John Marion of Rhode Island Common Cause tweeted to ask me whether “we know” that the Rhode Island College Foundation that just hired an employee to act as Democrat Governor Gina Raimondo’s cabinet-level chief innovation officer is not subject to the state’s Access to Public Records Act (APRA). My answer was that the answer is “no,” at least as state officials are concerned. (It’s difficult to know whether to answer such questions in a technical, correct sense or in a “what’s legal in Rhode Island” sense.) But now that I look at my own evidence for my statement, I see that I should have at least added “for now” at the end of my sentence.
- The governor is representing Richard Culatta as essentially an employee under her authority (note the press release language that “Raimondo Taps Culatta”).
- Culatta is representing himself as an employee of the state (see his LinkedIn page or this screenshot, if it’s changed).
- Yet, the Rhode Island College Foundation’s memorandum of understanding (MOU) with the governor clearly presents him as an employee of the foundation, subject to its employment rules and reporting to its board, with mere “guidance” from the governor.

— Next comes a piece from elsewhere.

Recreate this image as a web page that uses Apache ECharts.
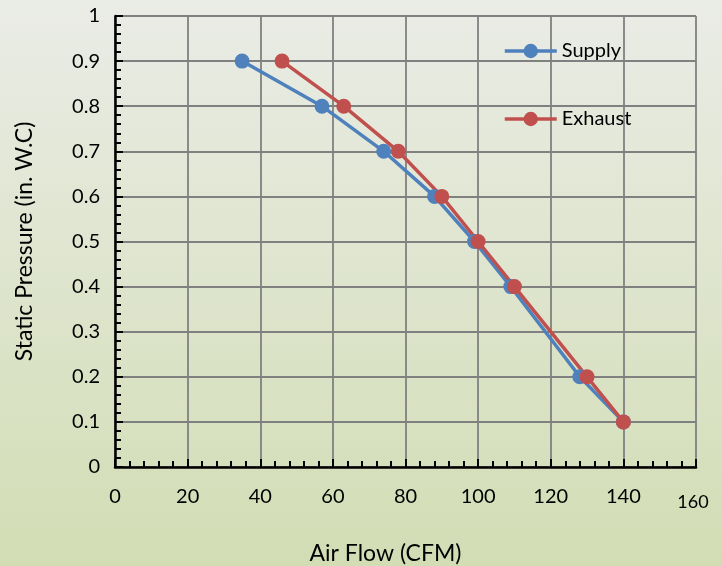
<!DOCTYPE html>
<html><head><meta charset="utf-8">
<script src="https://cdn.jsdelivr.net/npm/echarts@6/dist/echarts.min.js"></script>
<style>html,body{margin:0;padding:0;}#c{width:722px;height:566px;}</style>
</head><body><div id="c"></div>
<script>
const supplyFlow = [35, 57, 74, 88, 99, 109, 128, 140];
const supplyPressure = [0.9, 0.8, 0.7, 0.6, 0.5, 0.4, 0.2, 0.1];
const exhaustFlow = [46, 63, 78, 90, 100, 110, 130, 140];
const exhaustPressure = [0.9, 0.8, 0.7, 0.6, 0.5, 0.4, 0.2, 0.1];
const seriesNames = ['Supply', 'Exhaust'];
const xTitle = 'Air Flow (CFM)';
const yTitle = 'Static Pressure (in. W.C)';

const FONT = 'Lato';
const chart = echarts.init(document.getElementById('c'));
chart.setOption({
  animation: false,
  backgroundColor: {type: 'linear', x: 0, y: 0, x2: 0, y2: 1,
    colorStops: [{offset: 0, color: '#eaece6'}, {offset: 1, color: '#d2ddb4'}]},
  textStyle: {fontFamily: FONT},
  grid: {left: 115, right: 26, top: 16, bottom: 99, containLabel: false, outerBoundsMode: 'none'},
  legend: {
    orient: 'vertical', left: 503, top: 41, padding: 0, itemWidth: 52, itemHeight: 18, itemGap: 48,
    lineStyle: {width: 3.5},
    textStyle: {fontFamily: FONT, fontSize: 20, color: '#000'},
    data: seriesNames
  },
  xAxis: {
    type: 'value', min: 0, max: 160, interval: 20,
    name: xTitle, nameLocation: 'middle', nameGap: 75,
    nameTextStyle: {fontFamily: FONT, fontSize: 23, color: '#000', padding: [0, 40, 0, 0]},
    axisLine: {show: true, onZero: false, lineStyle: {color: '#000', width: 2.5}},
    axisTick: {show: true, inside: true, length: 8, lineStyle: {color: '#000', width: 2}},
    minorTick: {show: true, splitNumber: 5, length: 6, lineStyle: {color: '#000', width: 2}},
    axisLabel: {margin: 20, fontSize: 20, color: '#000', fontFamily: FONT,
      formatter: v => v === 160 ? '{s|160}' : String(v),
      rich: {s: {fontSize: 18, padding: [6, 6, 0, 0], fontFamily: FONT, color: '#000'}}},
    splitLine: {show: true, lineStyle: {color: '#808080', width: 1.8}},
    minorSplitLine: {show: false}
  },
  yAxis: {
    type: 'value', min: 0, max: 1, interval: 0.1,
    name: yTitle, nameLocation: 'middle', nameGap: 79,
    nameTextStyle: {fontFamily: FONT, fontSize: 23, color: '#000'},
    axisLine: {show: true, onZero: false, lineStyle: {color: '#000', width: 2.5}},
    axisTick: {show: true, inside: true, length: 8, lineStyle: {color: '#000', width: 2}},
    minorTick: {show: true, splitNumber: 5, length: 6, lineStyle: {color: '#000', width: 2}},
    axisLabel: {margin: 15, fontSize: 20, color: '#000', fontFamily: FONT,
      formatter: v => String(Math.round(v * 10) / 10)},
    splitLine: {show: true, lineStyle: {color: '#808080', width: 1.8}}
  },
  series: [
    {name: seriesNames[0], type: 'line', data: supplyFlow.map((x, i) => [x, supplyPressure[i]]),
     symbol: 'circle', symbolSize: 15, color: '#4f81bd',
     lineStyle: {width: 3.5, color: '#4f81bd'}, itemStyle: {color: '#4f81bd'}},
    {name: seriesNames[1], type: 'line', data: exhaustFlow.map((x, i) => [x, exhaustPressure[i]]),
     symbol: 'circle', symbolSize: 15, color: '#c0504d',
     lineStyle: {width: 3.5, color: '#c0504d'}, itemStyle: {color: '#c0504d'}}
  ]
});
</script></body></html>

As I pointed out to Marion, Rhode Island’s APRA law applies to non-government agencies only when they are “acting on behalf of and/or in place of any public agency.” One could argue that a fundraising arm of a state college should already count, but the point is even stronger if its employee is explicitly acting as an agent of the state, enacting the policies of the governor.
But the deal could be even riskier for the Rhode Island College Foundation. It’s a cliché in Rhode Island that anybody who wants justice against an insider has to find a violation of federal law, and the foundation may be dangerously close, here.

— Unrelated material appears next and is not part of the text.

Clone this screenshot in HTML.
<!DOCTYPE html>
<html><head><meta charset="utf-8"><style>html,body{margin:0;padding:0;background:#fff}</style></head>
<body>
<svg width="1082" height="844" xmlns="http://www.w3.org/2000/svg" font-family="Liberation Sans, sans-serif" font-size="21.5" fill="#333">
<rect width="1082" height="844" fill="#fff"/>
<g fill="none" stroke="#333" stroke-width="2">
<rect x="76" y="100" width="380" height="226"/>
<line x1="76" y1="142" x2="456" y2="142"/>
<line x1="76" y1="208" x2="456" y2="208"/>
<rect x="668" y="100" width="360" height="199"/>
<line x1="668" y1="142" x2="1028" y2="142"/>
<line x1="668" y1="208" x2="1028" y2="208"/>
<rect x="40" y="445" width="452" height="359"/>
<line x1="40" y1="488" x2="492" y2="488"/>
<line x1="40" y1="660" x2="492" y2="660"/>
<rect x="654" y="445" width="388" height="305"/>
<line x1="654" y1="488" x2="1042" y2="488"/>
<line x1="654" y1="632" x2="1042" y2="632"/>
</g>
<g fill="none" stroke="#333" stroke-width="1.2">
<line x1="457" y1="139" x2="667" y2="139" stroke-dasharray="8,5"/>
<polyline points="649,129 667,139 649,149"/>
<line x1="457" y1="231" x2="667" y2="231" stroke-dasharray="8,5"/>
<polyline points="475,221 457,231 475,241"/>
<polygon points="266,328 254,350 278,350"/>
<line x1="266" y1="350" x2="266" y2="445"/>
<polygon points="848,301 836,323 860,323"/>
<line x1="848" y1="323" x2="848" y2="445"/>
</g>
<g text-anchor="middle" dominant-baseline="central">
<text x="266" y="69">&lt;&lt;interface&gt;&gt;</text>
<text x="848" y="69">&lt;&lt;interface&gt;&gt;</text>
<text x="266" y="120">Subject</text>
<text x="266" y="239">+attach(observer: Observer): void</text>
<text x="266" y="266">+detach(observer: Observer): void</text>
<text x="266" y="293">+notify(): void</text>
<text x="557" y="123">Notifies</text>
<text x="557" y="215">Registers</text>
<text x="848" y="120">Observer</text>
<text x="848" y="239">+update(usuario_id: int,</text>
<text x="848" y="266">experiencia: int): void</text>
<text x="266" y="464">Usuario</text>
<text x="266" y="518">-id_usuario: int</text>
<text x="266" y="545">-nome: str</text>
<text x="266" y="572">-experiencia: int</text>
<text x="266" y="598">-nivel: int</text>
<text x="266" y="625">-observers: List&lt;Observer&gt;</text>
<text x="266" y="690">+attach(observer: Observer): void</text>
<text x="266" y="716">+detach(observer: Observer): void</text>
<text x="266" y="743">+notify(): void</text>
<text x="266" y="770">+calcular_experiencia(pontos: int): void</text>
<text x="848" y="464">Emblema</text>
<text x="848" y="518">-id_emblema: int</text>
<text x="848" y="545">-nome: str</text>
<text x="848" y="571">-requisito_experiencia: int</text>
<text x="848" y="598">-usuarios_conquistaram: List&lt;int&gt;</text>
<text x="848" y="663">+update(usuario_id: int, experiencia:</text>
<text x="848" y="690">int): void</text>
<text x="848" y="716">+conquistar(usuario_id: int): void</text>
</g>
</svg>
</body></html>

Let’s start with the nonprofit corporation’s bylaws, which state (emphasis added):
No substantial part of the activities of the Corporation shall be the carrying on of propaganda, or otherwise attempting to influence legislation, and the Corporation shall not participate in, or intervene in (including the publishing or distribution of statements), any political campaign on behalf of or in opposition to any candidate for public office.
There may be some way that Culatta can fulfill his role to, in the governor’s words, use technology and innovation to “make the government work better, faster, cheaper” without having to lobby the government, “carry on propaganda,” or “influence legislation,” but it’s going to be tough. Here’s the next bylaw:
Any other provisions herein notwithstanding, the Corporation will at all times be organized and operated exclusively for exempt purposes within the meaning of Section 501(c)(3) of the Internal Revenue Code, and shall not have the power to do anything or take any action which would cause it to cease to qualify as a nonprofit corporation under State law or as an organization exempt under sections 501(c)(3) and as a supporting organization described in section 509(a)(3) of the Code.
The rules for such nonprofits are (rightly) somewhat loose, but lobbying is specifically an area of concern. A guy with core responsibilities to develop “collaborations between research institutions, government, and public/private sector entities” utilizing government’s “unique levers to accelerate innovation in the private sector” would seem unlikely to be able to avoid lobbying. And if he’s able to avoid lobbying technically because he’s part of a network of groups in and around government that operates with private communications, winks, and nods, then that’s even worse.
Obviously, we don’t require government department heads to register as lobbyists because it’s assumed government employees will advocate for government policies. As a legal matter, though, the governor can’t simply pretend that a private corporation’s employee is her own in order to put this same force field around him and his organization.
The very audacity of the attempt makes answering legal questions about its consequences awkward. One must wonder how it could possibly be illegal for the guy to do the job for which he was hired with the governor’s involvement. The question evaporates, though, if we step back and conclude that the job itself, as envisioned, is illegal.